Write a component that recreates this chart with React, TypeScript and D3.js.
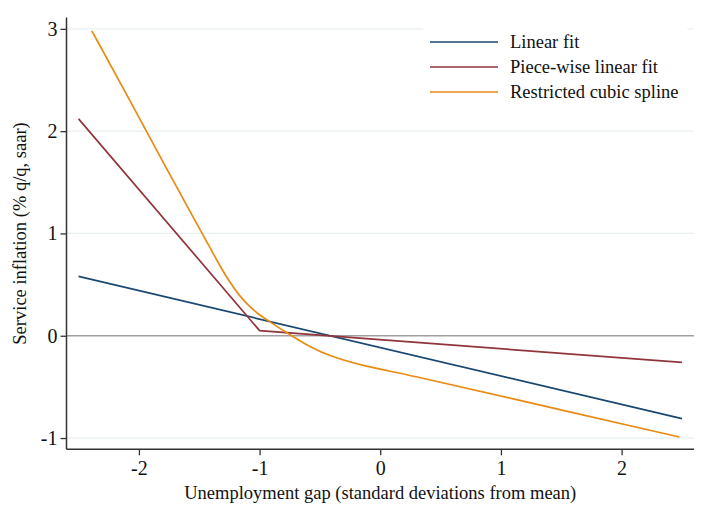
import React, { useEffect, useRef } from 'react';
import * as d3 from 'd3';

// values
const linearFit: [number, number][] = [[-2.5, 0.58], [2.5, -0.81]];
const pieceWiseFit: [number, number][] = [[-2.5, 2.12], [-1.0, 0.05], [2.5, -0.26]];
const cubicSpline: [number, number][] = [
  [-2.39, 2.98], [-2.06, 2.27], [-1.77, 1.63], [-1.495, 1.04], [-1.41, 0.86],
  [-1.33, 0.685], [-1.246, 0.52], [-1.163, 0.385], [-1.08, 0.28], [-0.997, 0.2],
  [-0.914, 0.135], [-0.831, 0.072], [-0.748, 0.01], [-0.583, -0.11], [-0.417, -0.2],
  [-0.141, -0.296], [0.246, -0.384], [1.0, -0.59], [2.48, -0.99],
];
const seriesNames = ['Linear fit', 'Piece-wise linear fit', 'Restricted cubic spline'];
const seriesColors = ['#1a476f', '#90353b', '#e98a12'];
const xTicks = [-2, -1, 0, 1, 2];
const yTicks = [-1, 0, 1, 2, 3];

const W = 701, H = 506;
const font = '"Liberation Serif", "Times New Roman", serif';

export default function App() {
  const ref = useRef<SVGSVGElement>(null);

  useEffect(() => {
    const svg = d3.select(ref.current);
    svg.selectAll('*').remove();

    const x = d3.scaleLinear().domain([-2.6, 2.6]).range([66.5, 694]);
    const y = d3.scaleLinear().domain([-1.11, 3.11]).range([449.3, 17.6]);

    // gridlines
    svg.append('g').selectAll('line')
      .data(yTicks.filter(d => d !== 0))
      .enter().append('line')
        .attr('x1', x(-2.6)).attr('x2', x(2.6))
        .attr('y1', d => y(d)).attr('y2', d => y(d))
        .attr('stroke', '#e8f0f2').attr('stroke-width', 1.2);

    // zero reference line
    svg.append('line')
      .attr('x1', x(-2.6)).attr('x2', x(2.6))
      .attr('y1', y(0)).attr('y2', y(0))
      .attr('stroke', '#a0a0a0').attr('stroke-width', 1.6);

    const line = d3.line<[number, number]>().x(d => x(d[0])).y(d => y(d[1]));
    const spline = d3.line<[number, number]>().x(d => x(d[0])).y(d => y(d[1]))
      .curve(d3.curveBasis);

    const series = [linearFit, pieceWiseFit, cubicSpline];
    series.forEach((s, i) => {
      svg.append('path')
        .attr('d', (i === 2 ? spline : line)(s))
        .attr('fill', 'none')
        .attr('stroke', seriesColors[i])
        .attr('stroke-width', 1.7);
    });

    // axes
    const fmt = (d: d3.NumberValue) => String(d);
    const yAxis = svg.append('g')
      .attr('transform', `translate(${x(-2.6)},0)`)
      .call(d3.axisLeft(y).tickValues(yTicks).tickSize(6).tickFormat(fmt));
    const xAxis = svg.append('g')
      .attr('transform', `translate(0,${y(-1.11)})`)
      .call(d3.axisBottom(x).tickValues(xTicks).tickSize(6).tickFormat(fmt));

    [yAxis, xAxis].forEach(a => {
      a.select('.domain').remove();
      a.selectAll('.tick line').attr('stroke', '#333').attr('stroke-width', 1.3);
      a.selectAll('.tick text')
        .attr('font-family', font).attr('font-size', 20).attr('fill', '#111');
    });
    yAxis.selectAll('.tick text').attr('x', -9);
    xAxis.selectAll('.tick text').attr('y', 12);
    svg.append('line')
      .attr('x1', x(-2.6)).attr('x2', x(-2.6)).attr('y1', y(3.11)).attr('y2', y(-1.11))
      .attr('stroke', '#333').attr('stroke-width', 1.5);
    svg.append('line')
      .attr('x1', x(-2.6)).attr('x2', x(2.6)).attr('y1', y(-1.11)).attr('y2', y(-1.11))
      .attr('stroke', '#333').attr('stroke-width', 1.5);

    // axis titles
    svg.append('text')
      .attr('x', x(0)).attr('y', 499)
      .attr('text-anchor', 'middle')
      .attr('font-family', font).attr('font-size', 18.5).attr('fill', '#111')
      .text('Unemployment gap (standard deviations from mean)');
    svg.append('text')
      .attr('transform', `translate(26,${(y(3.11) + y(-1.11)) / 2}) rotate(-90)`)
      .attr('text-anchor', 'middle')
      .attr('font-family', font).attr('font-size', 18.5).attr('fill', '#111')
      .text('Service inflation (% q/q, saar)');

    // legend
    const legend = svg.append('g');
    legend.append('rect')
      .attr('x', 423).attr('y', 22).attr('width', 264).attr('height', 88)
      .attr('fill', '#fff');
    seriesNames.forEach((name, i) => {
      const ly = 42 + i * 25;
      legend.append('line')
        .attr('x1', 430).attr('x2', 498).attr('y1', ly).attr('y2', ly)
        .attr('stroke', seriesColors[i]).attr('stroke-width', 1.7);
      legend.append('text')
        .attr('x', 510).attr('y', ly + 6)
        .attr('font-family', font).attr('font-size', 18.5).attr('fill', '#111')
        .text(name);
    });
  }, []);

  return (
    <svg ref={ref} width={W} height={H}
      style={{ position: 'absolute', left: 0, top: 0, background: '#fff', display: 'block' }} />
  );
}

__REQUIRED WORK__. Quote each line of the listing exactly, but leave the pictures out.

__RESULT BELOW__.
Write a component that recreates this chart with React, TypeScript and D3.js.
import React, { useEffect, useRef } from 'react';
import * as d3 from 'd3';

// values
const linearFit: [number, number][] = [[-2.5, 0.58], [2.5, -0.81]];
const pieceWiseFit: [number, number][] = [[-2.5, 2.12], [-1.0, 0.05], [2.5, -0.26]];
const cubicSpline: [number, number][] = [
  [-2.39, 2.98], [-2.06, 2.27], [-1.77, 1.63], [-1.495, 1.04], [-1.41, 0.86],
  [-1.33, 0.685], [-1.246, 0.52], [-1.163, 0.385], [-1.08, 0.28], [-0.997, 0.2],
  [-0.914, 0.135], [-0.831, 0.072], [-0.748, 0.01], [-0.583, -0.11], [-0.417, -0.2],
  [-0.141, -0.296], [0.246, -0.384], [1.0, -0.59], [2.48, -0.99],
];
const seriesNames = ['Linear fit', 'Piece-wise linear fit', 'Restricted cubic spline'];
const seriesColors = ['#1a476f', '#90353b', '#e98a12'];
const xTicks = [-2, -1, 0, 1, 2];
const yTicks = [-1, 0, 1, 2, 3];

const W = 701, H = 506;
const font = '"Liberation Serif", "Times New Roman", serif';

export default function App() {
  const ref = useRef<SVGSVGElement>(null);

  useEffect(() => {
    const svg = d3.select(ref.current);
    svg.selectAll('*').remove();

    const x = d3.scaleLinear().domain([-2.6, 2.6]).range([66.5, 694]);
    const y = d3.scaleLinear().domain([-1.11, 3.11]).range([449.3, 17.6]);

    // gridlines
    svg.append('g').selectAll('line')
      .data(yTicks.filter(d => d !== 0))
      .enter().append('line')
        .attr('x1', x(-2.6)).attr('x2', x(2.6))
        .attr('y1', d => y(d)).attr('y2', d => y(d))
        .attr('stroke', '#e8f0f2').attr('stroke-width', 1.2);

    // zero reference line
    svg.append('line')
      .attr('x1', x(-2.6)).attr('x2', x(2.6))
      .attr('y1', y(0)).attr('y2', y(0))
      .attr('stroke', '#a0a0a0').attr('stroke-width', 1.6);

    const line = d3.line<[number, number]>().x(d => x(d[0])).y(d => y(d[1]));
    const spline = d3.line<[number, number]>().x(d => x(d[0])).y(d => y(d[1]))
      .curve(d3.curveBasis);

    const series = [linearFit, pieceWiseFit, cubicSpline];
    series.forEach((s, i) => {
      svg.append('path')
        .attr('d', (i === 2 ? spline : line)(s))
        .attr('fill', 'none')
        .attr('stroke', seriesColors[i])
        .attr('stroke-width', 1.7);
    });

    // axes
    const fmt = (d: d3.NumberValue) => String(d);
    const yAxis = svg.append('g')
      .attr('transform', `translate(${x(-2.6)},0)`)
      .call(d3.axisLeft(y).tickValues(yTicks).tickSize(6).tickFormat(fmt));
    const xAxis = svg.append('g')
      .attr('transform', `translate(0,${y(-1.11)})`)
      .call(d3.axisBottom(x).tickValues(xTicks).tickSize(6).tickFormat(fmt));

    [yAxis, xAxis].forEach(a => {
      a.select('.domain').remove();
      a.selectAll('.tick line').attr('stroke', '#333').attr('stroke-width', 1.3);
      a.selectAll('.tick text')
        .attr('font-family', font).attr('font-size', 20).attr('fill', '#111');
    });
    yAxis.selectAll('.tick text').attr('x', -9);
    xAxis.selectAll('.tick text').attr('y', 12);
    svg.append('line')
      .attr('x1', x(-2.6)).attr('x2', x(-2.6)).attr('y1', y(3.11)).attr('y2', y(-1.11))
      .attr('stroke', '#333').attr('stroke-width', 1.5);
    svg.append('line')
      .attr('x1', x(-2.6)).attr('x2', x(2.6)).attr('y1', y(-1.11)).attr('y2', y(-1.11))
      .attr('stroke', '#333').attr('stroke-width', 1.5);

    // axis titles
    svg.append('text')
      .attr('x', x(0)).attr('y', 499)
      .attr('text-anchor', 'middle')
      .attr('font-family', font).attr('font-size', 18.5).attr('fill', '#111')
      .text('Unemployment gap (standard deviations from mean)');
    svg.append('text')
      .attr('transform', `translate(26,${(y(3.11) + y(-1.11)) / 2}) rotate(-90)`)
      .attr('text-anchor', 'middle')
      .attr('font-family', font).attr('font-size', 18.5).attr('fill', '#111')
      .text('Service inflation (% q/q, saar)');

    // legend
    const legend = svg.append('g');
    legend.append('rect')
      .attr('x', 423).attr('y', 22).attr('width', 264).attr('height', 88)
      .attr('fill', '#fff');
    seriesNames.forEach((name, i) => {
      const ly = 42 + i * 25;
      legend.append('line')
        .attr('x1', 430).attr('x2', 498).attr('y1', ly).attr('y2', ly)
        .attr('stroke', seriesColors[i]).attr('stroke-width', 1.7);
      legend.append('text')
        .attr('x', 510).attr('y', ly + 6)
        .attr('font-family', font).attr('font-size', 18.5).attr('fill', '#111')
        .text(name);
    });
  }, []);

  return (
    <svg ref={ref} width={W} height={H}
      style={{ position: 'absolute', left: 0, top: 0, background: '#fff', display: 'block' }} />
  );
}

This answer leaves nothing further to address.